L’aéronautique est un secteur discret en Tunisie, mais qui fait tranquillement son bonhomme de chemin. D’année en année, le nombre d’entreprises spécialisées augmente, créant chez nous un pôle de compétences. Certes, même si le nombre d’emplois créés n’est pas négligeable, il ne saurait rivaliser avec d’autres secteurs industriels. Mais ces considérations quantitatives ne devraient pas nous tromper sur l’importance réelle d’un secteur dont l’existence même s’inscrit dans une mutation industrielle à valeur stratégique…

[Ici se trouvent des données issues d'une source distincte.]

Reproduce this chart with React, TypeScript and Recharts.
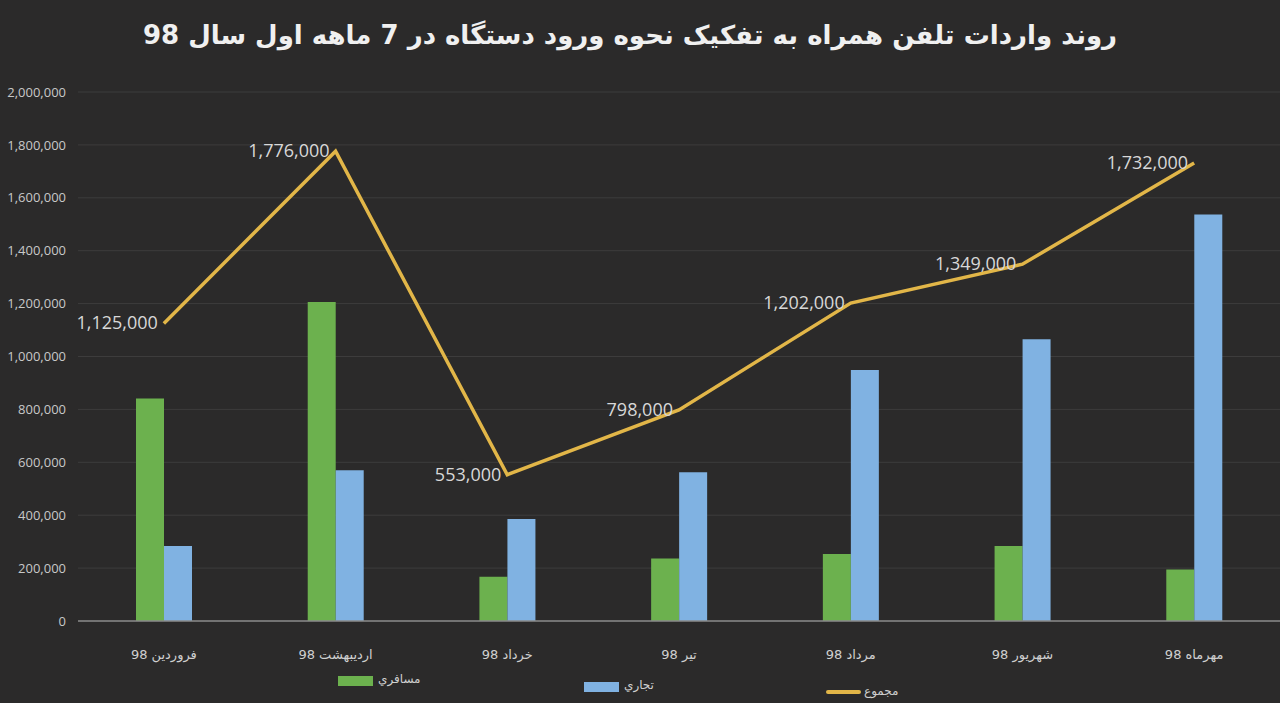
import React from 'react';
import { ComposedChart, Bar, Line, XAxis, YAxis, CartesianGrid, LabelList } from 'recharts';

const months = ['فروردین 98', 'اردیبهشت 98', 'خرداد 98', 'تیر 98', 'مرداد 98', 'شهریور 98', 'مهرماه 98'];
const passenger = [841000, 1206000, 167000, 236000, 253000, 284000, 195000];
const commercial = [284000, 570000, 386000, 562000, 949000, 1065000, 1537000];
const total = [1125000, 1776000, 553000, 798000, 1202000, 1349000, 1732000];
const yTicks = [0, 200000, 400000, 600000, 800000, 1000000, 1200000, 1400000, 1600000, 1800000, 2000000];

const data = months.map((m, i) => ({ month: m, passenger: passenger[i], commercial: commercial[i], total: total[i] }));

const fmt = (v: number) => v.toLocaleString('en-US');

const XTick = (props: any) => {
  const { x, y, payload } = props;
  return (
    <text x={x} y={y + 30} textAnchor="middle" direction="rtl" fill="#d0d0d0" fontSize={13} fontFamily="DejaVu Sans">
      {payload.value}
    </text>
  );
};

const LineLabel = (props: any) => {
  const { x, y, value } = props;
  return (
    <text x={x - 6} y={y + 6} textAnchor="end" fill="#d8d8d8" fontSize={18} fontFamily="Open Sans">
      {fmt(value)}
    </text>
  );
};

export default function App() {
  return (
    <div style={{ position: 'fixed', left: 0, top: 0, width: 1280, height: 703, background: '#2b2a2a', overflow: 'hidden' }}>
      <div dir="rtl" style={{ position: 'absolute', top: 20, left: 0, width: 1260, textAlign: 'center', color: '#f0f0f0', fontFamily: 'DejaVu Sans', fontWeight: 'bold', fontSize: 26 }}>
        روند واردات تلفن همراه به تفکیک نحوه ورود دستگاه در 7 ماهه اول سال 98
      </div>
      <div style={{ position: 'absolute', left: 0, top: 0 }}>
        <ComposedChart width={1280} height={703} data={data} margin={{ top: 92, right: 0, bottom: 52, left: 0 }} barGap={0} barSize={28}>
          <CartesianGrid vertical={false} stroke="#3d3c3c" />
          <XAxis dataKey="month" tick={<XTick />} tickLine={false} axisLine={{ stroke: '#8a8a8a', strokeWidth: 1.5 }} interval={0} />
          <YAxis domain={[0, 2000000]} ticks={yTicks} tickFormatter={fmt} width={78} tickSize={0} tickMargin={12} axisLine={false} tick={{ fill: '#c8c8c8', fontSize: 13, fontFamily: 'Open Sans' }} />
          <Bar dataKey="passenger" fill="#6cb14e" isAnimationActive={false} />
          <Bar dataKey="commercial" fill="#80b2e2" isAnimationActive={false} />
          <Line dataKey="total" stroke="#e2b648" strokeWidth={3.5} dot={false} isAnimationActive={false}>
            <LabelList dataKey="total" content={<LineLabel />} />
          </Line>
        </ComposedChart>
      </div>
      <div style={{ position: 'absolute', top: 672, left: 0, width: 1280, height: 30, fontFamily: 'DejaVu Sans', fontSize: 12, color: '#d0d0d0' }}>
        <div style={{ position: 'absolute', left: 338, top: 4, width: 35, height: 10, background: '#6cb14e' }} />
        <div dir="rtl" style={{ position: 'absolute', left: 378, top: 0 }}>مسافري</div>
        <div style={{ position: 'absolute', left: 584, top: 10, width: 35, height: 10, background: '#80b2e2' }} />
        <div dir="rtl" style={{ position: 'absolute', left: 624, top: 6 }}>تجاري</div>
        <div style={{ position: 'absolute', left: 826, top: 18, width: 35, height: 4, background: '#e2b648', borderRadius: 2 }} />
        <div dir="rtl" style={{ position: 'absolute', left: 864, top: 12 }}>مجموع</div>
      </div>
    </div>
  );
}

Les exigences en termes de délais, de respect scrupuleux des procédures de production et des normes de sécurité sont en train de créer une dualité féconde pour l’avenir : il y a en effet des secteurs où règne l’approximation de bout en bout et d’autres où la rigueur règne en maître. Le secteur de l’aéronautique renforce en tout cas ce second visage de notre économie : il est à l’opposé de ces activités qui, derrière la qualité aléatoire de leurs productions, cachent une gestion qui peut basculer à tout instant dans l’opacité d’arrangements équivoques. Or c’est précisément de ce type d’activité économique que nous avons besoin de nous émanciper, car il est synonyme de pesanteur, d’incapacité à répondre autant aux besoins en emplois de notre jeunesse qu’à la nécessité d’être au diapason des mutations mondiales…

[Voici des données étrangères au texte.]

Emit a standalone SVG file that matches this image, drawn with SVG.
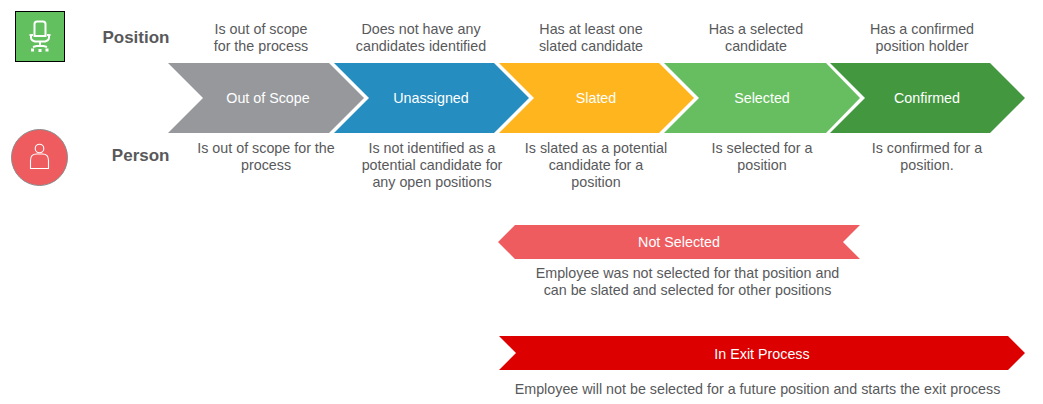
<svg xmlns="http://www.w3.org/2000/svg" width="1043" height="404" viewBox="0 0 1043 404">
<style>
text{font-family:"Liberation Sans",Arial,sans-serif}
.d{font-size:14.3px;fill:#58595b;text-anchor:middle}
.l{font-size:14.3px;fill:#fff;text-anchor:middle}
.h{font-size:17px;font-weight:bold;fill:#58595b;text-anchor:end}
.i{fill:none;stroke:#fff;stroke-width:1.1}
.c{fill:none;stroke:#fff;stroke-width:2}
</style>
<rect width="1043" height="404" fill="#fff"/>
<g id="position-icon">
<rect x="15.500" y="11.500" width="49" height="50" fill="#62c05f" stroke="#000" stroke-width="1"/>
<path class="c" d="M34.500 36V24q0-2.500 2.500-2.500h6q2.500 0 2.500 2.500v12zM31 34.500v3q0 3 4 4h10q4-1 4-4v-3M29.500 35h3.500M47 35h3.500M40 42v5M33 47q7-2.500 14 0"/>
<path fill="#fff" d="M31 48.500h3v3h-3zM38.500 49h3v3h-3zM45.500 48.500h3v3h-3z"/>
</g>
<g id="person-icon">
<circle cx="39.500" cy="157.500" r="28" fill="#ee5c60" stroke="#8a8a8a" stroke-width="1"/>
<circle class="i" cx="39.500" cy="148.500" r="4.300"/>
<path class="i" d="M30.500 168.500v-8q0-6.500 6-6.500h6q6 0 6 6.500v8z"/>
</g>
<text class="h" x="169.500" y="43">Position</text>
<text class="h" x="169.500" y="161">Person</text>
<g id="connectors"></g>
<g id="out-of-scope">
<polygon points="168,63 329,63 364,98 329,133 168,133 203,98" fill="#96989c"/>
<text class="l" x="268" y="103">Out of Scope</text>
<text class="d" x="261" y="34">Is out of scope</text><text class="d" x="261" y="51">for the process</text>
<text class="d" x="266" y="153">Is out of scope for the</text><text class="d" x="266" y="170">process</text>
</g>
<g id="unassigned">
<polygon points="334,63 494,63 529,98 494,133 334,133 369,98" fill="#268dc0"/>
<text class="l" x="431" y="103">Unassigned</text>
<text class="d" x="421" y="34">Does not have any</text><text class="d" x="421" y="51">candidates identified</text>
<text class="d" x="432" y="153">Is not identified as a</text><text class="d" x="432" y="170">potential candidate for</text><text class="d" x="432" y="187">any open positions</text>
</g>
<g id="slated">
<polygon points="499,63 659,63 694,98 659,133 499,133 534,98" fill="#feb51e"/>
<text class="l" x="596" y="103">Slated</text>
<text class="d" x="591" y="34">Has at least one</text><text class="d" x="591" y="51">slated candidate</text>
<text class="d" x="596" y="153">Is slated as a potential</text><text class="d" x="596" y="170">candidate for a</text><text class="d" x="596" y="187">position</text>
</g>
<g id="selected">
<polygon points="664,63 826,63 860,98 826,133 664,133 699,98" fill="#67be60"/>
<text class="l" x="762" y="103">Selected</text>
<text class="d" x="756" y="34">Has a selected</text><text class="d" x="756" y="51">candidate</text>
<text class="d" x="762" y="153">Is selected for a</text><text class="d" x="762" y="170">position</text>
</g>
<g id="confirmed">
<polygon points="830,63 990,63 1025,98 990,133 830,133 865,98" fill="#43973f"/>
<text class="l" x="927" y="103">Confirmed</text>
<text class="d" x="922" y="34">Has a confirmed</text><text class="d" x="922" y="51">position holder</text>
<text class="d" x="927" y="153">Is confirmed for a</text><text class="d" x="927" y="170">position.</text>
</g>
<g id="not-selected">
<polygon points="498,242 515,225 860,225 843,242 860,259 515,259" fill="#ee5c60"/>
<text class="l" x="679" y="247">Not Selected</text>
<text class="d" x="687.500" y="278">Employee was not selected for that position and</text><text class="d" x="687.500" y="295">can be slated and selected for other positions</text>
</g>
<g id="in-exit-process">
<polygon points="499,336 1008,336 1025,353 1008,370 499,370 516,353" fill="#dc0000"/>
<text class="l" x="762" y="359">In Exit Process</text>
<text class="d" x="757.500" y="394">Employee will not be selected for a future position and starts the exit process</text>
</g>
</svg>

Certes, le secteur aéronautique en Tunisie ne peut pas aujourd’hui faire autre chose que de la sous-traitance. Mais à ce niveau de technicité, et sachant aussi ce que ce type de sous-traitance requiert en termes de réactivité, de complicité avec le donneur d’ordre, il n’y a pas à rougir, au contraire : c’est une «grande école» qui honore notre industrie.
Comme dans d’autres domaines, l’Etat se doit de protéger ces aires de haute sous-traitance, afin qu’elles se ramifient à travers la création de sous-secteurs, travaillant selon le même esprit à la fois de rigueur dans la réalisation et de souci partagé des attentes liés à une stratégie commerciale.
Bref, au-delà d’un secteur porteur et à valeur symbolique pour l’image de notre économie, se joue une partie dont l’enjeu est le changement de culture en matière de travail, de capacité à prendre part activement et intelligemment dans des opérations commerciales d’envergure internationale, de rompre avec les eaux troubles des petits gains sans lendemain, de l’économie-magouille, de l’opportunisme sclérosé, enfermé dans les horizons restreints d’une réalité locale, trop locale..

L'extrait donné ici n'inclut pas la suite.